Search the material for the string "chart" and copy each line where it occurs.
* begin Dataset content *
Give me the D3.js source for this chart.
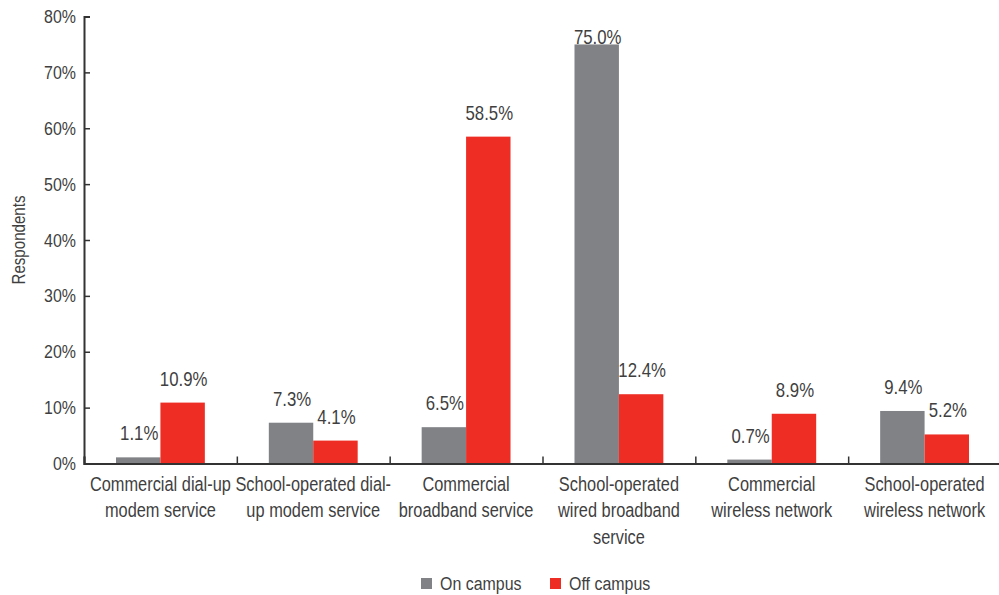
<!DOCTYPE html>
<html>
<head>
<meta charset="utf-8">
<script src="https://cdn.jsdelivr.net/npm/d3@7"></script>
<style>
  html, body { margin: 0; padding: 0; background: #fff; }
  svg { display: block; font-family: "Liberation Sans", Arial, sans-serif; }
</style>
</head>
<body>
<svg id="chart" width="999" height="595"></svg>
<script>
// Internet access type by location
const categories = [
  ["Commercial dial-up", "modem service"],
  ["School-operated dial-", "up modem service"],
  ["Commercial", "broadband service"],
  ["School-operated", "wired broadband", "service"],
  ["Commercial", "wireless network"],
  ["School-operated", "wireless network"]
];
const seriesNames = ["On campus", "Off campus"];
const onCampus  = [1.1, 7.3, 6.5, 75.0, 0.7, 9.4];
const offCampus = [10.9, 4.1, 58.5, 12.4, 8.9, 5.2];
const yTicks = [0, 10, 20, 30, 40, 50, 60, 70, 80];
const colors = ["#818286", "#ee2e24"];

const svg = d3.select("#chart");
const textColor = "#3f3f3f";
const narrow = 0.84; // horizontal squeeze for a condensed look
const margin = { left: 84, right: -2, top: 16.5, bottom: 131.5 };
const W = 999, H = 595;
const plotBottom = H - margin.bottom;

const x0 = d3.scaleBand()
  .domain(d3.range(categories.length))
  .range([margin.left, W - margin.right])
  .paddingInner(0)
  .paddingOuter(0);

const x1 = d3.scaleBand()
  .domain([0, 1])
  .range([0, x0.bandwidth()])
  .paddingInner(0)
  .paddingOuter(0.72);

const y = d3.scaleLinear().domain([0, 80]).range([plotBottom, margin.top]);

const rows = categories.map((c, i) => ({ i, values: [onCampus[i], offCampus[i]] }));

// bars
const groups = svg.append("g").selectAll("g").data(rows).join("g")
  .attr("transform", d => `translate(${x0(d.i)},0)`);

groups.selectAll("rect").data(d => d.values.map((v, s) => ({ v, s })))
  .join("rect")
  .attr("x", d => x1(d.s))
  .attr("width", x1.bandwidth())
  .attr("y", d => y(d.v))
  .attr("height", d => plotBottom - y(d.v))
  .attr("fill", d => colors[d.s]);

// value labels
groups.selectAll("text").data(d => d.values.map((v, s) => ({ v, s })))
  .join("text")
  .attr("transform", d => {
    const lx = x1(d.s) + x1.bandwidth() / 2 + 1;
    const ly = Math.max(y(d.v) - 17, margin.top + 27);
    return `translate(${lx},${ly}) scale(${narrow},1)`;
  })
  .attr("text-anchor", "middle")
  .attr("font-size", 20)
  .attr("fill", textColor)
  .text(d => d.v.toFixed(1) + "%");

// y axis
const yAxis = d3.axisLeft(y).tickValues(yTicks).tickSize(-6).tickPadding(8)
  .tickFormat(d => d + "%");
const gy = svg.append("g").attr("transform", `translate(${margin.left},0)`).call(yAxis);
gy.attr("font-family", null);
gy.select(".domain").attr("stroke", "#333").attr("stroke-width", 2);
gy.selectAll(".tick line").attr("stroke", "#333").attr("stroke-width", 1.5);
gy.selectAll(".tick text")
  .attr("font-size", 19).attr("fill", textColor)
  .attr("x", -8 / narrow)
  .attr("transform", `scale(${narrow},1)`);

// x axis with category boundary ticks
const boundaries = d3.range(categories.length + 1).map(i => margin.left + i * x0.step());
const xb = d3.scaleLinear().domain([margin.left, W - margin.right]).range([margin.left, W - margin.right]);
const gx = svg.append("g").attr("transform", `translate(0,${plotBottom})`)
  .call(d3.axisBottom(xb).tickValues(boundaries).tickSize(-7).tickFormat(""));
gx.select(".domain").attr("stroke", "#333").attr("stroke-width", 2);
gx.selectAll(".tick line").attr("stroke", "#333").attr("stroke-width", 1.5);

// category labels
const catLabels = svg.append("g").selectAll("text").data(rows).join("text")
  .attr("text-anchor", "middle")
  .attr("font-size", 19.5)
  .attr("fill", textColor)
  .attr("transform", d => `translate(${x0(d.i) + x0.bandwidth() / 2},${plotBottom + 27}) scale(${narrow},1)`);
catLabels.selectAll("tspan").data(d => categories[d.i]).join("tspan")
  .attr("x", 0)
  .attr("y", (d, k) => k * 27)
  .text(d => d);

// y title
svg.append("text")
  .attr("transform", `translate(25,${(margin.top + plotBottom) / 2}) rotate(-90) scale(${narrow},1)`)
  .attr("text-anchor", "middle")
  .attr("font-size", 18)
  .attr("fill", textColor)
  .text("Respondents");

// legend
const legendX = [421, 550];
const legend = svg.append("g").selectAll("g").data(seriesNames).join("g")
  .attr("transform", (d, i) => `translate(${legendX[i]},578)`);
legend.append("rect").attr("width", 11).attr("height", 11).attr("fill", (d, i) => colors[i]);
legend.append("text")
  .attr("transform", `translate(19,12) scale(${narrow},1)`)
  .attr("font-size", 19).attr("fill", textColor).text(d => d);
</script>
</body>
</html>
* end Dataset content *
(Task result)
Give me the D3.js source for this chart.
<svg id="chart" width="999" height="595"></svg>
const svg = d3.select("#chart");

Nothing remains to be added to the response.